Stress nach dem Stresstest

Banken Für über 100 europäische Geldhäuser wurden Crash-Szenarien simuliert, um deren Krisenresistenz zu überprüfen. Die Ergebnisse sind weder erschreckend noch ermutigend
Ausgabe 31/2016
Die Deutsche Bank hat nicht erst seit dem aktuellen Stresstest Probleme
Die Deutsche Bank hat nicht erst seit dem aktuellen Stresstest Probleme

Foto: Thomas Lohnes/Getty Images

Mitten in der schönsten Ferienzeit hat die Europäische Bankenaufsicht (EBA) die Bilanz des jüngsten Checks veröffentlicht. Freilich nur einen Teil davon, die Ergebnisse für 51 untersuchte Geldhäuser, darunter neun deutsche, wurde publik. Die Erkenntnisse über 56 weitere Banken blieben geheim. Die Erhebung war politisch wichtig, da nur ein Finanzinstitut, das im sogenannten Basisszenario des Tests solvent bleibt, im Fall des Falles auf staatliche Hilfen rechnen darf. Daher signalisierten die Banker und ihre Verbände in der Eurozone sogleich Entwarnung.

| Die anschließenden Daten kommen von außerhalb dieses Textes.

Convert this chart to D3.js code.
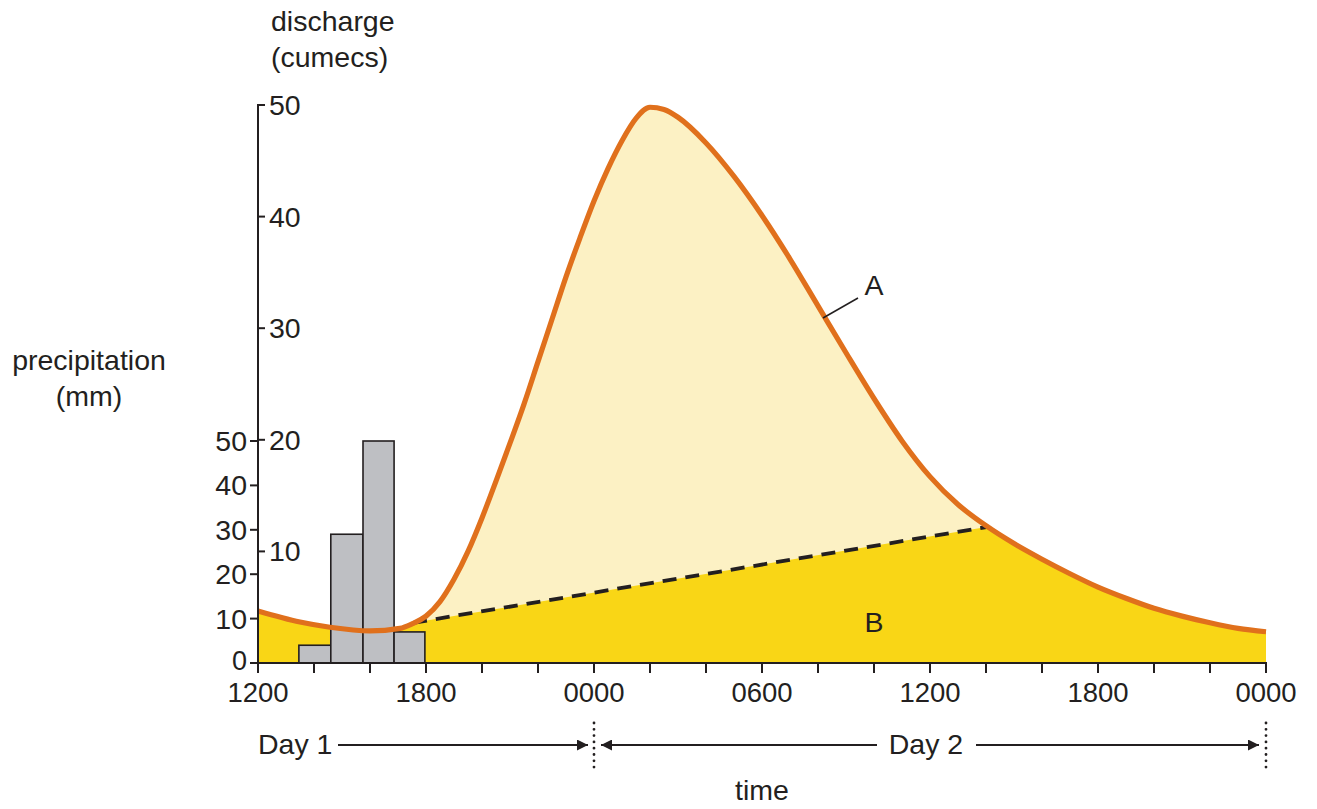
<!DOCTYPE html>
<html><head><meta charset="utf-8">
<script src="https://cdn.jsdelivr.net/npm/d3@7"></script>
<style>body{margin:0;background:#fff}svg{display:block}text{font-family:"Liberation Sans",Arial,Helvetica,sans-serif;fill:#231f20}</style>
</head><body>
<svg id="c" width="1317" height="809"></svg>
<script>
// hours after 1200 on Day 1
const hours = [0,1.5,2.57,4,5.07,5.5,6,6.5,7,7.5,8,8.5,9,9.5,10,10.5,11,11.5,12,12.5,13,13.5,14,14.5,15,16,17,18,19,20,21,22,23,24,25,26,27,28,29,30,31,32,33,34,35,36];
const discharge = [4.66,3.67,3.2,2.87,3.1,3.5,4.2,5.5,7.5,10.0,13.0,16.3,19.7,23.2,27.0,30.8,34.6,38.1,41.4,44.3,46.8,48.8,49.8,49.6,48.9,46.6,43.6,40.1,36.2,32.0,27.8,23.7,19.9,16.7,14.2,12.3,10.7,9.3,8.0,6.8,5.8,4.9,4.2,3.6,3.1,2.8];
const baseflowHours = [5.54, 26.07];
const baseflowValues = [3.6, 12.2];
const precipStart = [1.46, 2.6, 3.75, 4.86];
const precipEnd = [2.6, 3.75, 4.86, 5.96];
const precipValues = [4, 29, 50, 7];
const xTickHours = [0,6,12,18,24,30,36];
const xTickLabels = ["1200","1800","0000","0600","1200","1800","0000"];
const dischargeTicks = [10,20,30,40,50];
const precipTicks = [0,10,20,30,40,50];

const FS = 28.5;
const svg = d3.select("#c");
const x = d3.scaleLinear().domain([0,36]).range([258,1266]);
const yQ = d3.scaleLinear().domain([0,50]).range([663,105]);
const yP = d3.scaleLinear().domain([0,50]).range([663,441]);

const pts = hours.map((h,i)=>({h, v:discharge[i]}));
const curve = d3.curveMonotoneX;
const area = d3.area().x(d=>x(d.h)).y0(yQ(0)).y1(d=>yQ(d.v)).curve(curve);
const line = d3.line().x(d=>x(d.h)).y(d=>yQ(d.v)).curve(curve);

const defs = svg.append("defs");
const bx0 = x(baseflowHours[0]), by0 = yQ(baseflowValues[0]);
const bx1 = x(baseflowHours[1]), by1 = yQ(baseflowValues[1]);
defs.append("clipPath").attr("id","below").append("path")
  .attr("d", `M${x(0)-5},0 L${bx0},0 L${bx0},${by0} L${bx1},${by1} L${bx1},0 L${x(36)+5},0 L${x(36)+5},${yQ(0)} L${x(0)-5},${yQ(0)} Z`);

svg.append("path").attr("d", area(pts)).attr("fill","#fcf1c4");
svg.append("path").attr("d", area(pts)).attr("fill","#f9d616").attr("clip-path","url(#below)");

// precipitation bars
svg.selectAll("rect.bar").data(precipValues).enter().append("rect")
  .attr("x",(d,i)=>x(precipStart[i]))
  .attr("width",(d,i)=>x(precipEnd[i])-x(precipStart[i]))
  .attr("y",d=>yP(d)).attr("height",d=>yP(0)-yP(d))
  .attr("fill","#bebfc3").attr("stroke","#231f20").attr("stroke-width",1.6);

// baseflow dashed
svg.append("line").attr("x1",bx0).attr("y1",by0).attr("x2",bx1).attr("y2",by1)
  .attr("stroke","#231f20").attr("stroke-width",3.8).attr("stroke-dasharray","14,9");

// hydrograph
svg.append("path").attr("d", line(pts)).attr("fill","none").attr("stroke","#e0701c").attr("stroke-width",5.2);

// axes
const ax = svg.append("g").attr("stroke","#231f20").attr("stroke-width",2);
ax.append("line").attr("x1",x(0)).attr("x2",x(0)).attr("y1",yQ(50)-1).attr("y2",yQ(0));
ax.append("line").attr("x1",x(0)-1).attr("x2",x(36)+1).attr("y1",yQ(0)).attr("y2",yQ(0));
d3.range(0,37,2).forEach(h=>{
  ax.append("line").attr("x1",x(h)).attr("x2",x(h)).attr("y1",yQ(0)).attr("y2",yQ(0)+10);
});
dischargeTicks.forEach(v=>{
  ax.append("line").attr("x1",x(0)).attr("x2",x(0)+7).attr("y1",yQ(v)).attr("y2",yQ(v));
  svg.append("text").attr("x",x(0)+11).attr("y",yQ(v)+10).attr("font-size",FS).text(v);
});
precipTicks.forEach(v=>{
  ax.append("line").attr("x1",x(0)-8).attr("x2",x(0)).attr("y1",yP(v)).attr("y2",yP(v));
  svg.append("text").attr("x",x(0)-11).attr("y",yP(v)+(v===0?7:10)).attr("font-size",v===0?27:FS).attr("text-anchor","end").text(v);
});
xTickHours.forEach((h,i)=>{
  svg.append("text").attr("x",x(h)).attr("y",702).attr("font-size",27.5).attr("text-anchor","middle").text(xTickLabels[i]);
});

// axis titles
svg.append("text").attr("x",271).attr("y",31).attr("font-size",FS).text("discharge");
svg.append("text").attr("x",271).attr("y",67).attr("font-size",FS).text("(cumecs)");
svg.append("text").attr("x",89).attr("y",370).attr("font-size",FS).attr("text-anchor","middle").text("precipitation");
svg.append("text").attr("x",89).attr("y",406).attr("font-size",FS).attr("text-anchor","middle").text("(mm)");
svg.append("text").attr("x",762).attr("y",800).attr("font-size",FS).attr("text-anchor","middle").text("time");

// labels A, B
svg.append("line").attr("x1",823).attr("y1",318).attr("x2",858).attr("y2",298).attr("stroke","#231f20").attr("stroke-width",1.5);
svg.append("text").attr("x",874).attr("y",295).attr("font-size",FS).attr("text-anchor","middle").text("A");
svg.append("text").attr("x",874).attr("y",632).attr("font-size",FS).attr("text-anchor","middle").text("B");

// Day arrows
defs.append("marker").attr("id","ah").attr("viewBox","0 0 10 10").attr("refX",10).attr("refY",5)
  .attr("markerWidth",11).attr("markerHeight",11).attr("markerUnits","userSpaceOnUse").attr("orient","auto-start-reverse")
  .append("path").attr("d","M0,0 L10,5 L0,10 Z").attr("fill","#231f20");
const dy = 745;
svg.append("text").attr("x",258).attr("y",754).attr("font-size",FS).text("Day 1");
svg.append("line").attr("x1",338).attr("x2",x(12)-6).attr("y1",dy).attr("y2",dy).attr("stroke","#231f20").attr("stroke-width",2).attr("marker-end","url(#ah)");
svg.append("line").attr("x1",x(12)+7).attr("x2",877).attr("y1",dy).attr("y2",dy).attr("stroke","#231f20").attr("stroke-width",2).attr("marker-start","url(#ah)");
svg.append("text").attr("x",926).attr("y",754).attr("font-size",FS).attr("text-anchor","middle").text("Day 2");
svg.append("line").attr("x1",976).attr("x2",x(36)-7).attr("y1",dy).attr("y2",dy).attr("stroke","#231f20").attr("stroke-width",2).attr("marker-end","url(#ah)");
[12,36].forEach(h=>{
  svg.append("line").attr("x1",x(h)).attr("x2",x(h)).attr("y1",723).attr("y2",768)
    .attr("stroke","#231f20").attr("stroke-width",2.8).attr("stroke-dasharray","0,6.3").attr("stroke-linecap","round");
});
</script>
</body></html>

Selbst die Vorstände der Deutschen Bank und der Commerzbank zeigten sich frohgemut, obwohl sie im Ranking deutlich abfielen. Immerhin stuft der IWF die Deutsche Bank im Moment als die gefährlichste und gefährdetste Bank der Welt ein. Sie liegt auf der EBA-Skala nur knapp vor der Commerzbank. Was noch bedenklicher stimmt: Die italienischen Probanden, auf die sich zuvor alle Aufmerksamkeit richtete, schnitten mit einer Ausnahme nicht schlechter ab als die deutschen, und das trotz einer ganzen Halde fauler Kredite im Wert von 360 Milliarden Euro.

Abgesehen von den irischen Instituten bilden demnach die deutschen Player einen Schwachpunkt in der Währungsunion. Im Schnitt fuhren sie höhere Verluste ein als die italienische und britische Konkurrenz.

Fest steht, jeder Stresstest ist so gut wie sein Design, jedes Szenario so zwingend wie die zugrunde gelegten Annahmen. Wer wirklich wissen will, wie krisensicher europäische Banken acht Jahre nach der Weltfinanzkrise sind, darf nicht mit laschen Vorgaben spielen, wie das diesmal geschah. Es wurde geprüft, wie die Banken mit einem zweijährigen Einbruch von jeweils einem Prozent der Wirtschaftsleistung fertigwerden. Ein realistisches Szenario, wie es uns jederzeit ins Haus stehen kann, sieht anders aus. Vergleichbare Tests der US-Notenbank Fed sind weitaus härter angelegt, auch wenn in Europa Risiken durchgespielt wurden, die sich aus Krediten in Fremdwährungen ergeben oder aus juristischen Unwägbarkeiten.

Richtwert Eigenkapital

Am wichtigsten war den Testern ein Maßstab, der mittlerweile zum beliebten Schlagwort in Politikermund aufgerückt ist – die Absicherung mit mehr Eigenkapital. Auf die sogenannte Eigenkapitalquote, das Verhältnis des Kernkapitals zur Bilanzsumme einer Bank, kam es an. Nach den geltenden Richtlinien sollen es drei Prozent sein. Lächerlich wenig, gemessen am Volumen ungesicherter Kredite, die gerade in den Bilanzen herumgeistern. Diesmal wurde keine Kapitalquote vorgegeben, die als Mindestnorm zu erreichen war – keine Bank konnte daher durchfallen. Am schlechtesten schnitt wie befürchtet das älteste Bankhaus Europas ab, die Monte dei Paschi di Siena, der im Sog der simulierten Krisensymptome nur ein Crash zu bescheinigen war.

Die EZB muss nun auf Basis der veröffentlichten und geheim gehaltenen Daten weiter prüfen. Das ist richtig und notwendig, schließlich sind die Tests der EZB anders angelegt als die der EBA: Die EZB fragt, wie die miteinander verflochtenen europäischen Geldhäuser im Krisenfall agieren, und hat als einziges Institut das gesamte europäische Bankensystem im Blick. Ob EZB-Präsident Mario Draghi allerdings den Mut hat, als eigentliche Ursache einer weiter schwelenden Bankenkrise die von Anfang an verfehlte Krisenpolitik unter deutschem Dirigat zu benennen und offen zu kritisieren, darf bezweifelt werden.